Statistically I would say it does very much.

https://en.wikipedia.org/wiki/Bathtub_curve

Also drives can start building up bad sectors that you cannot write to, but may be able to read data from.

1 comments

The bathtub curve is real, but it's hard to know where it is for a given model and production date. My personal experience is that hard drives often continue working past their warranty date, so I'd guess the other end of the bathtub is closer to ten years than five. I've run server fleets with a few thousand drives, and didn't find the other end of the curve because five year old drives are both out of warranty and relatively low capacity; we would retire systems with old drives because a new system would have much more capacity, rather than because the drives were old, but we still didn't run too many old drives.

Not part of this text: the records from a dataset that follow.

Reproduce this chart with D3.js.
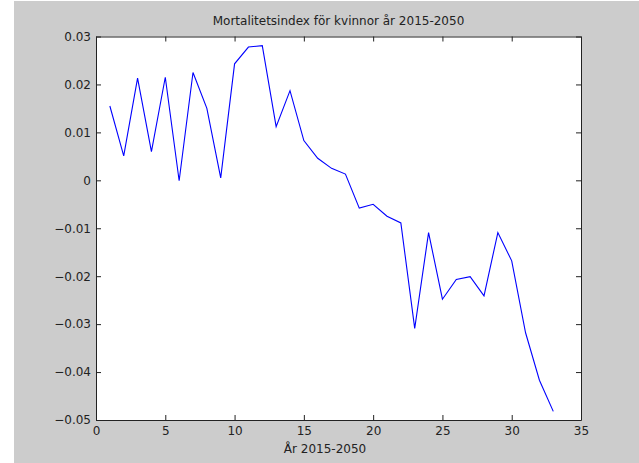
<!DOCTYPE html>
<html>
<head>
<meta charset="utf-8">
<script src="https://cdn.jsdelivr.net/npm/d3@7"></script>
<style>
  html, body { margin: 0; padding: 0; background: #ffffff; }
  svg { display: block; }
  text { font-family: "DejaVu Sans", sans-serif; font-size: 12px; fill: #222; }
</style>
</head>
<body>
<script>
// Mortality index for women, one value per projection step
const steps = d3.range(1, 34);
const mortalityIndex = [
  0.0155, 0.0051, 0.0213, 0.0060, 0.0215, -0.0001, 0.0225, 0.0150, 0.0005, 0.0243,
  0.0278, 0.0281, 0.0112, 0.0187, 0.0083, 0.0046, 0.0025, 0.0013, -0.0058, -0.0050,
  -0.0075, -0.0089, -0.0309, -0.0109, -0.0248, -0.0207, -0.0201, -0.0241, -0.0109, -0.0168,
  -0.0318, -0.0417, -0.0482
];
const xTicks = [0, 5, 10, 15, 20, 25, 30, 35];
const yTicks = [0.03, 0.02, 0.01, 0, -0.01, -0.02, -0.03, -0.04, -0.05];
const titleText = "Mortalitetsindex för kvinnor år 2015-2050";
const xLabelText = "År 2015-2050";

const W = 639, H = 463;
const plot = { left: 96, right: 581, top: 36.5, bottom: 420 };

const svg = d3.select("body").append("svg").attr("width", W).attr("height", H);

// figure background
svg.append("rect").attr("x", 14).attr("y", 1).attr("width", W - 14).attr("height", H - 1)
  .attr("fill", "#cccccc");

const x = d3.scaleLinear().domain([0, 35]).range([plot.left, plot.right]);
const y = d3.scaleLinear().domain([-0.05, 0.03]).range([plot.bottom, plot.top]);

// axes area
svg.append("rect")
  .attr("x", plot.left).attr("y", plot.top)
  .attr("width", plot.right - plot.left).attr("height", plot.bottom - plot.top)
  .attr("fill", "#ffffff");

const fmt = d => d === 0 ? "0" : d3.format(".2f")(d);

// bottom and left axes with inward ticks
const gx = svg.append("g").attr("transform", `translate(0,${plot.bottom})`)
  .call(d3.axisBottom(x).tickValues(xTicks).tickSizeInner(-5).tickSizeOuter(0).tickPadding(10));
const gy = svg.append("g").attr("transform", `translate(${plot.left},0)`)
  .call(d3.axisLeft(y).tickValues(yTicks).tickFormat(fmt).tickSizeInner(-5).tickSizeOuter(0).tickPadding(10));
// top and right axes (box), ticks only
const gxt = svg.append("g").attr("transform", `translate(0,${plot.top})`)
  .call(d3.axisTop(x).tickValues(xTicks).tickSizeInner(-5).tickSizeOuter(0).tickFormat(""));
const gyr = svg.append("g").attr("transform", `translate(${plot.right},0)`)
  .call(d3.axisRight(y).tickValues(yTicks).tickSizeInner(-5).tickSizeOuter(0).tickFormat(""));

[gx, gy, gxt, gyr].forEach(g => {
  g.selectAll("path.domain").attr("stroke", "#222").attr("stroke-width", 1);
  g.selectAll(".tick line").attr("stroke", "#222");
  g.selectAll(".tick text").attr("font-family", "DejaVu Sans, sans-serif").attr("font-size", 12).attr("fill", "#222");
});
gy.selectAll(".tick text").attr("x", -5);
gx.selectAll(".tick text").attr("dy", "0.45em");

// data line
const line = d3.line().x((d, i) => x(steps[i])).y(d => y(d));
svg.append("path").datum(mortalityIndex)
  .attr("d", line)
  .attr("fill", "none")
  .attr("stroke", "#0000ff")
  .attr("stroke-width", 1.1);

// title and x label
svg.append("text").attr("x", (plot.left + plot.right) / 2).attr("y", 25)
  .attr("text-anchor", "middle").text(titleText);
svg.append("text").attr("x", 325).attr("y", 453)
  .attr("text-anchor", "middle").text(xLabelText);
</script>
</body>
</html>
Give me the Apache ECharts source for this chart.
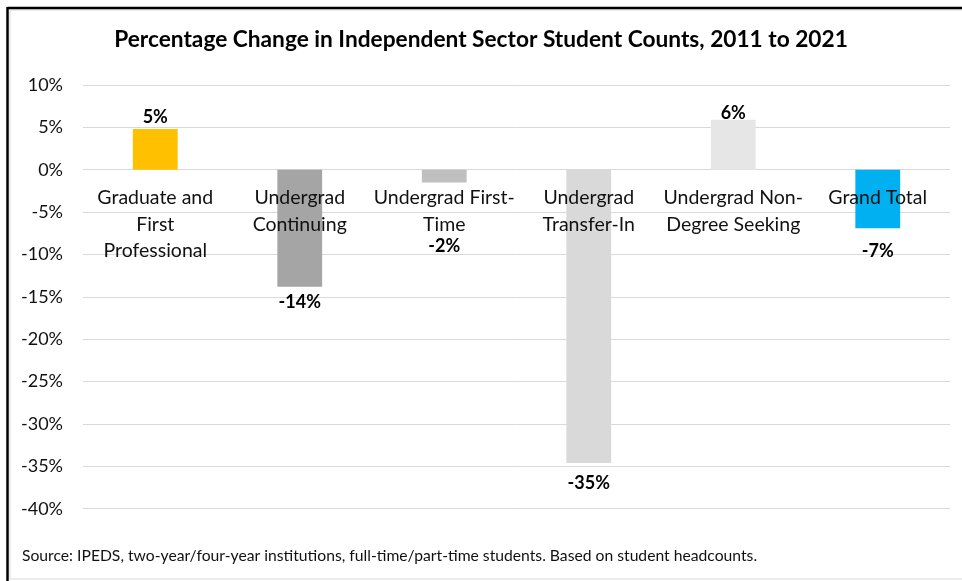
<!DOCTYPE html>
<html>
<head>
<meta charset="utf-8">
<script src="https://cdn.jsdelivr.net/npm/echarts@6/dist/echarts.min.js"></script>
<style>
  html, body { margin: 0; padding: 0; background: #fff; }
  #chart { width: 962px; height: 581px; }
</style>
</head>
<body>
<div id="chart"></div>
<script>
// Student groups (line breaks follow the wrapped axis labels)
const categories = [
  'Graduate and\nFirst\nProfessional',
  'Undergrad\nContinuing',
  'Undergrad First-\nTime',
  'Undergrad\nTransfer-In',
  'Undergrad Non-\nDegree Seeking',
  'Grand Total'
];
// Percentage change 2011 -> 2021
const changes = [4.8, -13.8, -1.5, -34.6, 5.9, -6.9];
const barColors = ['#FFC000', '#A5A5A5', '#BFBFBF', '#D9D9D9', '#E7E6E6', '#00B0F0'];
// Gap between each bar end and its value label
const labelGaps = [2, 6, 54, 10, -3, 13];

const yTicks = { min: -40, max: 10, step: 5 };

const FONT = 'Lato';
const W = 962, H = 581;
const gridBox = { left: 83, right: 12, top: 85, bottom: 72.3 };

// Category labels sit just below the 0% line rather than at the plot bottom
const plotH = H - gridBox.top - gridBox.bottom;
const zeroY = gridBox.top + plotH * (yTicks.max - 0) / (yTicks.max - yTicks.min);
const bottomY = H - gridBox.bottom;
const catLabelMargin = (zeroY + 15) - bottomY;

// Whole-percent labels, rounding halves away from zero
function pct(v) {
  const r = Math.sign(v) * Math.round(Math.abs(v));
  return r + '%';
}

const chart = echarts.init(document.getElementById('chart'), null, { renderer: 'canvas' });

chart.setOption({
  animation: false,
  backgroundColor: '#fff',
  textStyle: { fontFamily: FONT },
  title: {
    text: 'Percentage Change in Independent Sector Student Counts, 2011 to 2021',
    left: 'center',
    top: 23,
    textStyle: { fontFamily: FONT, fontSize: 22.7, fontWeight: 'bold', color: '#000' }
  },
  grid: Object.assign({ containLabel: false, outerBoundsMode: 'none' }, gridBox),
  xAxis: {
    type: 'category',
    data: categories,
    z: 5,
    axisLine: { show: false, onZero: false },
    axisTick: { show: false },
    axisLabel: {
      interval: 0,
      margin: catLabelMargin,
      fontFamily: FONT,
      fontSize: 19.5,
      lineHeight: 26.5,
      verticalAlign: 'top',
      color: '#111'
    },
    splitLine: { show: false }
  },
  yAxis: {
    type: 'value',
    min: yTicks.min,
    max: yTicks.max,
    interval: yTicks.step,
    axisLine: { show: false },
    axisTick: { show: false },
    axisLabel: {
      formatter: v => v + '%',
      margin: 20,
      fontFamily: FONT,
      fontSize: 18,
      color: '#111'
    },
    splitLine: { lineStyle: { color: '#D9D9D9', width: 1 } }
  },
  series: [{
    type: 'bar',
    barWidth: '31%',
    z: 2,
    data: changes.map((v, i) => ({
      value: v,
      itemStyle: { color: barColors[i] },
      label: {
        show: true,
        position: v >= 0 ? 'top' : 'bottom',
        distance: labelGaps[i],
        formatter: p => pct(p.value),
        fontFamily: FONT,
        fontSize: 18,
        fontWeight: 'bold',
        lineHeight: 20,
        color: '#000'
      }
    }))
  }],
  graphic: [
    {
      type: 'text',
      left: 22,
      top: 548,
      style: {
        text: 'Source: IPEDS, two-year/four-year institutions, full-time/part-time students. Based on student headcounts.',
        font: '15.7px ' + FONT,
        fill: '#111'
      }
    },
    // frame lines
    { type: 'rect', shape: { x: 10, y: 10, width: 960, height: 569 }, style: { fill: 'none', stroke: '#E6E6E6', lineWidth: 1.5 }, silent: true },
    { type: 'line', shape: { x1: 7.5, y1: 8, x2: 962, y2: 8 }, style: { stroke: '#000', lineWidth: 2.5 }, silent: true },
    { type: 'line', shape: { x1: 7.5, y1: 7, x2: 7.5, y2: 581 }, style: { stroke: '#000', lineWidth: 2.5 }, silent: true }
  ]
});
</script>
</body>
</html>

> Also drives can start building up bad sectors that you cannot write to, but may be able to read data from.

Bad sectors are a pre-failure indicator. It's totally reasonable to stop using drives when they collect enough bad sectors. My threshold is 10 for drives you don't regularly monitor and can't easily replace, and 100 for drives with automated monitoring and simple replacement procedures.

I wasn't ever able to figure out reliable pre-failure indicators for ssds. In my experience they work nearly perfectly, until they disappear, never to respond to commands again. Thankfully, at a much lower rate of failure (per drive) than mechanical disks.